### Short task
The data below should be printed in full, exactly, and without any of its images.

┏━━

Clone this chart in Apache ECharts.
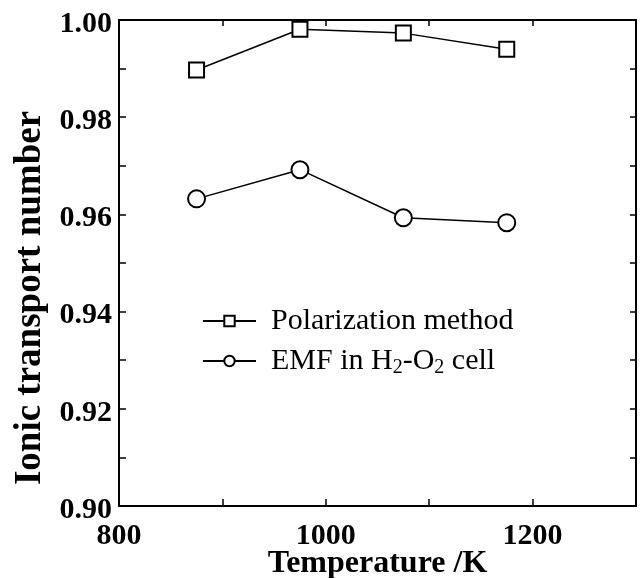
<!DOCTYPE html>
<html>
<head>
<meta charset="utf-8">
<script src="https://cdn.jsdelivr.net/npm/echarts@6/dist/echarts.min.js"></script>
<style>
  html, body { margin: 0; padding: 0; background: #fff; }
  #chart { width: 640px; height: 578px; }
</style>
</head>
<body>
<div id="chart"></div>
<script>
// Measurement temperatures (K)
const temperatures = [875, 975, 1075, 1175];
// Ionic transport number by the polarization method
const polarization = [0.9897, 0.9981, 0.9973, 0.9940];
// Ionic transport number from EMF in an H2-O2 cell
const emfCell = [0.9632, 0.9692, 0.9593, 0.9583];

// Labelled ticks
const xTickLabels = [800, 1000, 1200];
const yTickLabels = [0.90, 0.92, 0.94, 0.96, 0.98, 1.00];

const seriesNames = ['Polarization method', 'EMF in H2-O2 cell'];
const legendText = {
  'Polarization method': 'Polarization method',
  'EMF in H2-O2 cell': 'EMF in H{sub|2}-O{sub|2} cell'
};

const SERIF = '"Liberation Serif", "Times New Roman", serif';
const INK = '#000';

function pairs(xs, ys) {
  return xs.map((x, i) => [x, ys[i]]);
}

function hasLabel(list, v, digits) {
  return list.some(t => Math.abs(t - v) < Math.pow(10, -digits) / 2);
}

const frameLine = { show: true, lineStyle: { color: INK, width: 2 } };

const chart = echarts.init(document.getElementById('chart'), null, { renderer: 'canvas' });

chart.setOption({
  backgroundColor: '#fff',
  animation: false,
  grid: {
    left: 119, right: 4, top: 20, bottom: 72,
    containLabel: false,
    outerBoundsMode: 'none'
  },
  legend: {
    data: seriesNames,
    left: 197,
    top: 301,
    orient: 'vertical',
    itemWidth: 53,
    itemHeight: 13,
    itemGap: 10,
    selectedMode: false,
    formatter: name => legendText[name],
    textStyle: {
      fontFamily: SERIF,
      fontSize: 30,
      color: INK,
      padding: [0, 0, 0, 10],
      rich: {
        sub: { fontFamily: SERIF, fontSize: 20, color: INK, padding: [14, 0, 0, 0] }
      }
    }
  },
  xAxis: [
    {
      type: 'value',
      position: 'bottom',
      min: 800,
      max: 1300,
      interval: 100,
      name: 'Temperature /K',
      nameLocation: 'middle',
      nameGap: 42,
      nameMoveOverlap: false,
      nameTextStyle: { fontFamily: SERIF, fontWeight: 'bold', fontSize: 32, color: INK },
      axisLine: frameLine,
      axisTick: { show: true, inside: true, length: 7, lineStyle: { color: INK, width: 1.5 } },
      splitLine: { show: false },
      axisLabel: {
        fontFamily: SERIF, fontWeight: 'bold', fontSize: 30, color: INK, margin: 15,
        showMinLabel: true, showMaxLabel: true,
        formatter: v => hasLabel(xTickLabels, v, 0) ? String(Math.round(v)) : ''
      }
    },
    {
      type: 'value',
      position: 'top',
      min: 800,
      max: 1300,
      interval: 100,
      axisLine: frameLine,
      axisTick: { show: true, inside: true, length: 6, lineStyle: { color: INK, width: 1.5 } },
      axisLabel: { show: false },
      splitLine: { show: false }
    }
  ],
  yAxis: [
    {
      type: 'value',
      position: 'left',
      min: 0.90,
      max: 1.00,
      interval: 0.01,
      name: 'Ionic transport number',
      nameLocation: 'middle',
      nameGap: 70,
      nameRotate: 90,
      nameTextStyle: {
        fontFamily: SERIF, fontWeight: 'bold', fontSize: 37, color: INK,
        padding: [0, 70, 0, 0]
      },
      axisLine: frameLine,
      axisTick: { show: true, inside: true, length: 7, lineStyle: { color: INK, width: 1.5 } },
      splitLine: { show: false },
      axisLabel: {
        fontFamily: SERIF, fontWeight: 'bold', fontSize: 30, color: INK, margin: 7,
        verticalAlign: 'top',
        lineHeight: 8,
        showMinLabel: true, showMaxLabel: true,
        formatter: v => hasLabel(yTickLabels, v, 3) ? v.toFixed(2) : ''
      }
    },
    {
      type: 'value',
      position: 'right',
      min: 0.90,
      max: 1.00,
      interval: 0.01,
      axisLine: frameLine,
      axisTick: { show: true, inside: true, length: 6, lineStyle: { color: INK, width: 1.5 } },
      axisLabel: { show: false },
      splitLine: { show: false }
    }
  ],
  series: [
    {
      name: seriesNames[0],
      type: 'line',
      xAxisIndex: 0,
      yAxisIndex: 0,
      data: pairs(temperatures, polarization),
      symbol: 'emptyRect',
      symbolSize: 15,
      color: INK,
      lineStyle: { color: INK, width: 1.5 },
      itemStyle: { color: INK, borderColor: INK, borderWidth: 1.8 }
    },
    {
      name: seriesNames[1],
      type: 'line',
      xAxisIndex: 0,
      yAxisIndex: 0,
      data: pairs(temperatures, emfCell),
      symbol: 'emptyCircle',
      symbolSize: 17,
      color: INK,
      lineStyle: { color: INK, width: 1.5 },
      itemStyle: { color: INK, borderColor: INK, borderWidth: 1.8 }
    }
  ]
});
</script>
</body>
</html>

┗━━

### Answer below
Clone this chart in Apache ECharts.
<!DOCTYPE html>
<html>
<head>
<meta charset="utf-8">
<script src="https://cdn.jsdelivr.net/npm/echarts@6/dist/echarts.min.js"></script>
<style>
  html, body { margin: 0; padding: 0; background: #fff; }
  #chart { width: 640px; height: 578px; }
</style>
</head>
<body>
<div id="chart"></div>
<script>
// Measurement temperatures (K)
const temperatures = [875, 975, 1075, 1175];
// Ionic transport number by the polarization method
const polarization = [0.9897, 0.9981, 0.9973, 0.9940];
// Ionic transport number from EMF in an H2-O2 cell
const emfCell = [0.9632, 0.9692, 0.9593, 0.9583];

// Labelled ticks
const xTickLabels = [800, 1000, 1200];
const yTickLabels = [0.90, 0.92, 0.94, 0.96, 0.98, 1.00];

const seriesNames = ['Polarization method', 'EMF in H2-O2 cell'];
const legendText = {
  'Polarization method': 'Polarization method',
  'EMF in H2-O2 cell': 'EMF in H{sub|2}-O{sub|2} cell'
};

const SERIF = '"Liberation Serif", "Times New Roman", serif';
const INK = '#000';

function pairs(xs, ys) {
  return xs.map((x, i) => [x, ys[i]]);
}

function hasLabel(list, v, digits) {
  return list.some(t => Math.abs(t - v) < Math.pow(10, -digits) / 2);
}

const frameLine = { show: true, lineStyle: { color: INK, width: 2 } };

const chart = echarts.init(document.getElementById('chart'), null, { renderer: 'canvas' });

chart.setOption({
  backgroundColor: '#fff',
  animation: false,
  grid: {
    left: 119, right: 4, top: 20, bottom: 72,
    containLabel: false,
    outerBoundsMode: 'none'
  },
  legend: {
    data: seriesNames,
    left: 197,
    top: 301,
    orient: 'vertical',
    itemWidth: 53,
    itemHeight: 13,
    itemGap: 10,
    selectedMode: false,
    formatter: name => legendText[name],
    textStyle: {
      fontFamily: SERIF,
      fontSize: 30,
      color: INK,
      padding: [0, 0, 0, 10],
      rich: {
        sub: { fontFamily: SERIF, fontSize: 20, color: INK, padding: [14, 0, 0, 0] }
      }
    }
  },
  xAxis: [
    {
      type: 'value',
      position: 'bottom',
      min: 800,
      max: 1300,
      interval: 100,
      name: 'Temperature /K',
      nameLocation: 'middle',
      nameGap: 42,
      nameMoveOverlap: false,
      nameTextStyle: { fontFamily: SERIF, fontWeight: 'bold', fontSize: 32, color: INK },
      axisLine: frameLine,
      axisTick: { show: true, inside: true, length: 7, lineStyle: { color: INK, width: 1.5 } },
      splitLine: { show: false },
      axisLabel: {
        fontFamily: SERIF, fontWeight: 'bold', fontSize: 30, color: INK, margin: 15,
        showMinLabel: true, showMaxLabel: true,
        formatter: v => hasLabel(xTickLabels, v, 0) ? String(Math.round(v)) : ''
      }
    },
    {
      type: 'value',
      position: 'top',
      min: 800,
      max: 1300,
      interval: 100,
      axisLine: frameLine,
      axisTick: { show: true, inside: true, length: 6, lineStyle: { color: INK, width: 1.5 } },
      axisLabel: { show: false },
      splitLine: { show: false }
    }
  ],
  yAxis: [
    {
      type: 'value',
      position: 'left',
      min: 0.90,
      max: 1.00,
      interval: 0.01,
      name: 'Ionic transport number',
      nameLocation: 'middle',
      nameGap: 70,
      nameRotate: 90,
      nameTextStyle: {
        fontFamily: SERIF, fontWeight: 'bold', fontSize: 37, color: INK,
        padding: [0, 70, 0, 0]
      },
      axisLine: frameLine,
      axisTick: { show: true, inside: true, length: 7, lineStyle: { color: INK, width: 1.5 } },
      splitLine: { show: false },
      axisLabel: {
        fontFamily: SERIF, fontWeight: 'bold', fontSize: 30, color: INK, margin: 7,
        verticalAlign: 'top',
        lineHeight: 8,
        showMinLabel: true, showMaxLabel: true,
        formatter: v => hasLabel(yTickLabels, v, 3) ? v.toFixed(2) : ''
      }
    },
    {
      type: 'value',
      position: 'right',
      min: 0.90,
      max: 1.00,
      interval: 0.01,
      axisLine: frameLine,
      axisTick: { show: true, inside: true, length: 6, lineStyle: { color: INK, width: 1.5 } },
      axisLabel: { show: false },
      splitLine: { show: false }
    }
  ],
  series: [
    {
      name: seriesNames[0],
      type: 'line',
      xAxisIndex: 0,
      yAxisIndex: 0,
      data: pairs(temperatures, polarization),
      symbol: 'emptyRect',
      symbolSize: 15,
      color: INK,
      lineStyle: { color: INK, width: 1.5 },
      itemStyle: { color: INK, borderColor: INK, borderWidth: 1.8 }
    },
    {
      name: seriesNames[1],
      type: 'line',
      xAxisIndex: 0,
      yAxisIndex: 0,
      data: pairs(temperatures, emfCell),
      symbol: 'emptyCircle',
      symbolSize: 17,
      color: INK,
      lineStyle: { color: INK, width: 1.5 },
      itemStyle: { color: INK, borderColor: INK, borderWidth: 1.8 }
    }
  ]
});
</script>
</body>
</html>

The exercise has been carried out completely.